Этот трагизм охватывает собой культуру. Ее универсалии не только антиномичны, но вступают в противоречие друг с другом. Истина противопоставляется вере, индивидуальная свобода – нравственности, смысл индивидуальной жизни – смыслу человеческой истории. Да это уже и не культурные универсалии (ибо таковыми они могут быть только совместно, образуя систематическую целостность), но совокупность правил, до поры обеспечивающих относительно стабильное сосуществование людей, наций, государств. Эти правила – условия цивилизации, которая есть не что иное, как «приспособление к условиям природной жизни», тогда как «культура – творческое отношение человека к миру и к самому себе, когда человек на свой труд в мире налагает печать своего духа»[418]. Если дух софиен, он не может не находиться в постоянном трагическом напряжении, которое и есть условие, без которого нет культуры.

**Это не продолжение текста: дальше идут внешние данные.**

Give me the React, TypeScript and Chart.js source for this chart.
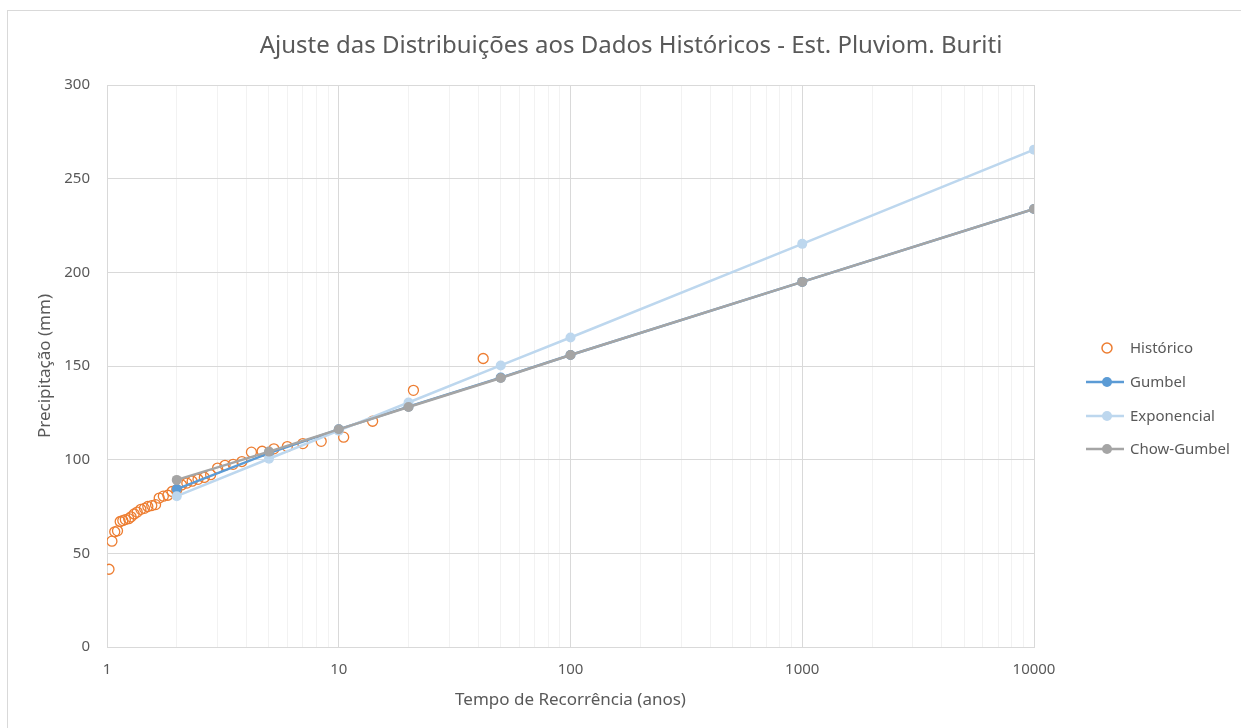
import React, { useEffect, useRef } from "react";
import { Chart, registerables } from "chart.js";

Chart.register(...registerables);

const chartTitle = "Ajuste das Distribuições aos Dados Históricos - Est. Pluviom. Buriti";
const xTitle = "Tempo de Recorrência (anos)";
const yTitle = "Precipitação (mm)";

const returnPeriods = [2, 5, 10, 20, 50, 100, 1000, 10000];
const gumbel = [84.3, 103.5, 116.2, 128.3, 143.8, 155.9, 194.9, 233.8];
const exponencial = [80.5, 100.5, 115.5, 130.5, 150.3, 165.2, 215.2, 265.5];
const chowGumbel = [89.2, 104.3, 116.2, 128.1, 143.6, 155.9, 194.9, 233.8];

const historicoT = [
  42, 21, 14, 10.5, 8.4, 7, 6, 5.25, 4.67, 4.2, 3.82, 3.5, 3.23, 3, 2.8, 2.63, 2.47, 2.33, 2.21, 2.1,
  2, 1.91, 1.83, 1.75, 1.68, 1.62, 1.56, 1.5, 1.45, 1.4, 1.35, 1.31, 1.27, 1.24, 1.2, 1.17, 1.14,
  1.11, 1.08, 1.05, 1.02,
];
const historicoP = [
  154, 137, 120.5, 112, 109.8, 108.6, 107, 105.8, 104.5, 104, 99, 97.5, 97, 95.5, 92, 90.5, 89.5,
  88.5, 87.5, 86.5, 84, 83, 81, 80.5, 79.5, 76, 75.5, 75, 74, 73.5, 72, 71, 69.5, 68.5, 68, 67.5,
  67, 62, 61.5, 56.5, 41.5,
];

const xMajorTicks = [1, 10, 100, 1000, 10000];
const yMin = 0;
const yMax = 300;
const yStep = 50;

const COLORS = {
  historico: "#ED7D31",
  gumbel: "#5B9BD5",
  exponencial: "#BDD7EE",
  chow: "#A5A5A5",
  text: "#595959",
  major: "#D9D9D9",
  minor: "#F2F2F2",
};

const FONT = "'Noto Sans', 'Open Sans', sans-serif";

const overlayPlugin = {
  id: "overlay",
  beforeDraw(chart: any) {
    const ctx = chart.ctx;
    ctx.save();
    ctx.fillStyle = "#ffffff";
    ctx.fillRect(0, 0, chart.width, chart.height);
    ctx.strokeStyle = COLORS.major;
    ctx.lineWidth = 1;
    ctx.strokeRect(7.5, 10.5, 1400, 900);
    ctx.restore();
  },
  afterDraw(chart: any) {
    const ctx = chart.ctx;
    ctx.save();
    // title
    ctx.fillStyle = COLORS.text;
    ctx.font = `24px ${FONT}`;
    ctx.textAlign = "center";
    ctx.textBaseline = "middle";
    ctx.fillText(chartTitle, 631, 46);

    // legend
    const rows = [348, 382, 416, 449];
    const metas = chart.data.datasets;
    ctx.font = `15px ${FONT}`;
    ctx.textAlign = "left";
    metas.forEach((ds: any, i: number) => {
      const y = rows[i];
      if (ds.showLine === false) {
        ctx.beginPath();
        ctx.arc(1107, y, 5, 0, Math.PI * 2);
        ctx.strokeStyle = ds.borderColor;
        ctx.lineWidth = 1.5;
        ctx.stroke();
      } else {
        ctx.beginPath();
        ctx.moveTo(1086, y);
        ctx.lineTo(1124, y);
        ctx.strokeStyle = ds.borderColor;
        ctx.lineWidth = 2.5;
        ctx.stroke();
        ctx.beginPath();
        ctx.arc(1107, y, 5, 0, Math.PI * 2);
        ctx.fillStyle = ds.borderColor;
        ctx.fill();
      }
      ctx.fillStyle = COLORS.text;
      ctx.fillText(ds.label, 1130, y + 1);
    });
    ctx.restore();
  },
};

function toPoints(xs: number[], ys: number[]) {
  return xs.map((x, i) => ({ x, y: ys[i] }));
}

export default function App() {
  const ref = useRef<HTMLCanvasElement | null>(null);

  useEffect(() => {
    if (!ref.current) return;
    const lineDs = (label: string, data: number[], color: string, order: number) => ({
      label,
      data: toPoints(returnPeriods, data),
      borderColor: color,
      backgroundColor: color,
      borderWidth: 2.5,
      pointRadius: 5,
      pointHoverRadius: 5,
      pointBorderWidth: 0,
      pointBackgroundColor: color,
      showLine: true,
      order,
    });

    const chart = new Chart(ref.current, {
      type: "scatter",
      data: {
        datasets: [
          {
            label: "Histórico",
            data: toPoints(historicoT, historicoP),
            borderColor: COLORS.historico,
            backgroundColor: "rgba(0,0,0,0)",
            pointRadius: 5,
            pointBorderWidth: 1.3,
            showLine: false,
            order: 4,
          },
          lineDs("Gumbel", gumbel, COLORS.gumbel, 3),
          lineDs("Exponencial", exponencial, COLORS.exponencial, 2),
          lineDs("Chow-Gumbel", chowGumbel, COLORS.chow, 1),
        ] as any,
      },
      options: {
        responsive: false,
        animation: false,
        devicePixelRatio: 1,
        layout: { padding: { left: 0, right: 207, top: 85, bottom: 0 } },
        plugins: {
          legend: { display: false },
          title: { display: false },
          tooltip: { enabled: false },
        },
        scales: {
          x: {
            type: "logarithmic",
            min: 1,
            max: 10000,
            afterBuildTicks: (axis: any) => {
              const ticks: any[] = [];
              for (let k = 0; k < xMajorTicks.length - 1; k++) {
                for (let m = 1; m <= 9; m++) ticks.push({ value: m * xMajorTicks[k] });
              }
              ticks.push({ value: xMajorTicks[xMajorTicks.length - 1] });
              axis.ticks = ticks;
            },
            afterFit: (axis: any) => {
              axis.height = 81;
            },
            ticks: {
              autoSkip: false,
              maxRotation: 0,
              padding: 14,
              color: COLORS.text,
              font: { family: FONT, size: 15 },
              callback: (v: any) => (xMajorTicks.includes(Number(v)) ? String(v) : ""),
            },
            grid: {
              drawTicks: false,
              color: (c: any) => (c.tick && xMajorTicks.includes(c.tick.value) ? COLORS.major : COLORS.minor),
              lineWidth: 1,
            },
            border: { color: COLORS.major, width: 1 },
            title: {
              display: true,
              text: xTitle,
              color: COLORS.text,
              font: { family: FONT, size: 17 },
              padding: { top: 0, bottom: 18 },
            },
          },
          y: {
            type: "linear",
            min: yMin,
            max: yMax,
            afterFit: (axis: any) => {
              axis.width = 107;
            },
            ticks: {
              stepSize: yStep,
              padding: 17,
              color: COLORS.text,
              font: { family: FONT, size: 15 },
            },
            grid: { drawTicks: false, color: COLORS.major, lineWidth: 1 },
            border: { display: true, color: COLORS.major, width: 1 },
            title: {
              display: true,
              text: yTitle,
              color: COLORS.text,
              font: { family: FONT, size: 17 },
              padding: { top: 35, bottom: 0 },
            },
          },
        },
      },
      plugins: [overlayPlugin],
    });
    return () => chart.destroy();
  }, []);

  return (
    <div
      style={{
        position: "fixed",
        left: 0,
        top: 0,
        width: 1241,
        height: 728,
        background: "#fff",
        overflow: "hidden",
      }}
    >
      <canvas ref={ref} width={1241} height={728} style={{ display: "block" }} />
    </div>
  );
}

Но такой софийности культура не выносит. На заоблачной высоте трагизма трудно дышать человеку – не хватает воздуха. И он раз за разом падает в привычные низины, где чувство трагедии притуплено повседневными заботами. Не выдерживает этого и философия, ее обращение к вере остается спорадическим порывом, после которого она чаще всего возвращается в сферу «ограниченной и самодовольной мысли». К той самой, опошленной и уплощенной Софии, которую с таким отчаянием узрел в конце своей жизни Соловьев. А это значит, что «софиение» мира культуры есть процесс, не вмещаемый в историю. Сама история увенчивается эсхатологией. И так же, как В.С. Соловьев, С.Н. Булгаков в конце жизни акцентировал идею о грядущей всемирно-исторической катастрофе и мировом пожаре – последнем акте мировой трагедии. В своих последних богословских трудах он писал, что зло неистребимо, покуда сохраняется отдельность творения от Творца, покуда длится историческое время. «Основа зла в самом характере тварности, как соединения свободного самоопределения и природной данности»[419], а значит, природа и свобода человека неразрывны со злом[420].